##### DATA PROVIDED #####
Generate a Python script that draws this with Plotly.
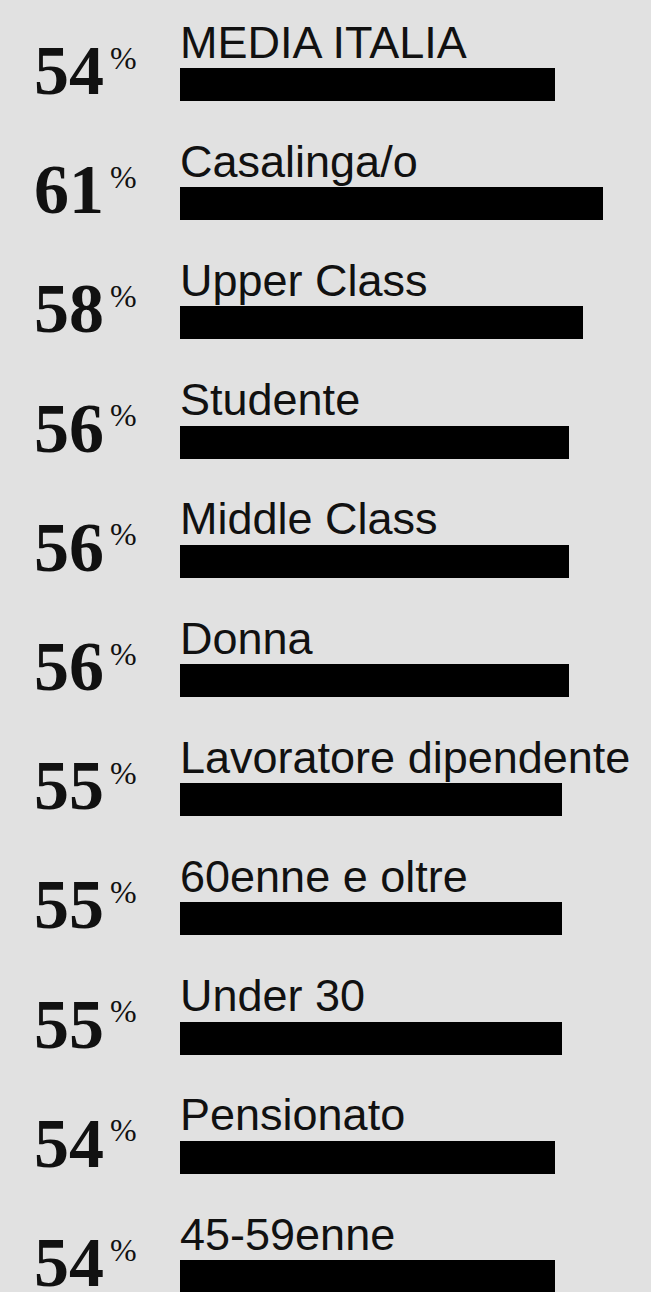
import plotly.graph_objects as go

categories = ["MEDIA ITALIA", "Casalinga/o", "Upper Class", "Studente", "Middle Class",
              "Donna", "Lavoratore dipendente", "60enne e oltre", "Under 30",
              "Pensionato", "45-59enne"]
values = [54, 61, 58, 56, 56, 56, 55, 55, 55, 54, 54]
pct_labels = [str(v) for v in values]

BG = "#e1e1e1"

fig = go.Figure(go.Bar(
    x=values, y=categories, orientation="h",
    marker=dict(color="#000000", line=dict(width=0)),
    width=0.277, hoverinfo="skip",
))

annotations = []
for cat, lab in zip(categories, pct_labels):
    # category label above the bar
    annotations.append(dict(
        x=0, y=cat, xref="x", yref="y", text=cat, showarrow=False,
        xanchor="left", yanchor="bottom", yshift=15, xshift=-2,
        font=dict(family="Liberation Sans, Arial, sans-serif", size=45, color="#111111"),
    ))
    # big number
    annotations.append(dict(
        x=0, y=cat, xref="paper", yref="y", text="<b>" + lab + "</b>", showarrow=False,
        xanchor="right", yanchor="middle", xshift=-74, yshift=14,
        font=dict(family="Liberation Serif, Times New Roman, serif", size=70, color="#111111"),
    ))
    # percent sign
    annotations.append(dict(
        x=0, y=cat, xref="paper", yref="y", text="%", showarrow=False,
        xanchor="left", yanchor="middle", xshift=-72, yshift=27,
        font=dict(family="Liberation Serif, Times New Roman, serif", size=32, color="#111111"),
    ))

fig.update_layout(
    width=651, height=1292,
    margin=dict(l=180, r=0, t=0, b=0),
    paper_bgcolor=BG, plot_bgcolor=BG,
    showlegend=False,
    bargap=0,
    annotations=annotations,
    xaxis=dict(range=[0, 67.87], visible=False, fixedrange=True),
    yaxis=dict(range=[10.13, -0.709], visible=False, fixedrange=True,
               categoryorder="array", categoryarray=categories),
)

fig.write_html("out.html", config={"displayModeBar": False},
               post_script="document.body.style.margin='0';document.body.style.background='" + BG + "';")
#####
__PROBLEM TO SOLVE__
Reproduce the listing exactly. Leave its pictures out.

__FINAL RESULT__
Generate a Python script that draws this with Plotly.
import plotly.graph_objects as go

categories = ["MEDIA ITALIA", "Casalinga/o", "Upper Class", "Studente", "Middle Class",
              "Donna", "Lavoratore dipendente", "60enne e oltre", "Under 30",
              "Pensionato", "45-59enne"]
values = [54, 61, 58, 56, 56, 56, 55, 55, 55, 54, 54]
pct_labels = [str(v) for v in values]

BG = "#e1e1e1"

fig = go.Figure(go.Bar(
    x=values, y=categories, orientation="h",
    marker=dict(color="#000000", line=dict(width=0)),
    width=0.277, hoverinfo="skip",
))

annotations = []
for cat, lab in zip(categories, pct_labels):
    # category label above the bar
    annotations.append(dict(
        x=0, y=cat, xref="x", yref="y", text=cat, showarrow=False,
        xanchor="left", yanchor="bottom", yshift=15, xshift=-2,
        font=dict(family="Liberation Sans, Arial, sans-serif", size=45, color="#111111"),
    ))
    # big number
    annotations.append(dict(
        x=0, y=cat, xref="paper", yref="y", text="<b>" + lab + "</b>", showarrow=False,
        xanchor="right", yanchor="middle", xshift=-74, yshift=14,
        font=dict(family="Liberation Serif, Times New Roman, serif", size=70, color="#111111"),
    ))
    # percent sign
    annotations.append(dict(
        x=0, y=cat, xref="paper", yref="y", text="%", showarrow=False,
        xanchor="left", yanchor="middle", xshift=-72, yshift=27,
        font=dict(family="Liberation Serif, Times New Roman, serif", size=32, color="#111111"),
    ))

fig.update_layout(
    width=651, height=1292,
    margin=dict(l=180, r=0, t=0, b=0),
    paper_bgcolor=BG, plot_bgcolor=BG,
    showlegend=False,
    bargap=0,
    annotations=annotations,
    xaxis=dict(range=[0, 67.87], visible=False, fixedrange=True),
    yaxis=dict(range=[10.13, -0.709], visible=False, fixedrange=True,
               categoryorder="array", categoryarray=categories),
)

fig.write_html("out.html", config={"displayModeBar": False},
               post_script="document.body.style.margin='0';document.body.style.background='" + BG + "';")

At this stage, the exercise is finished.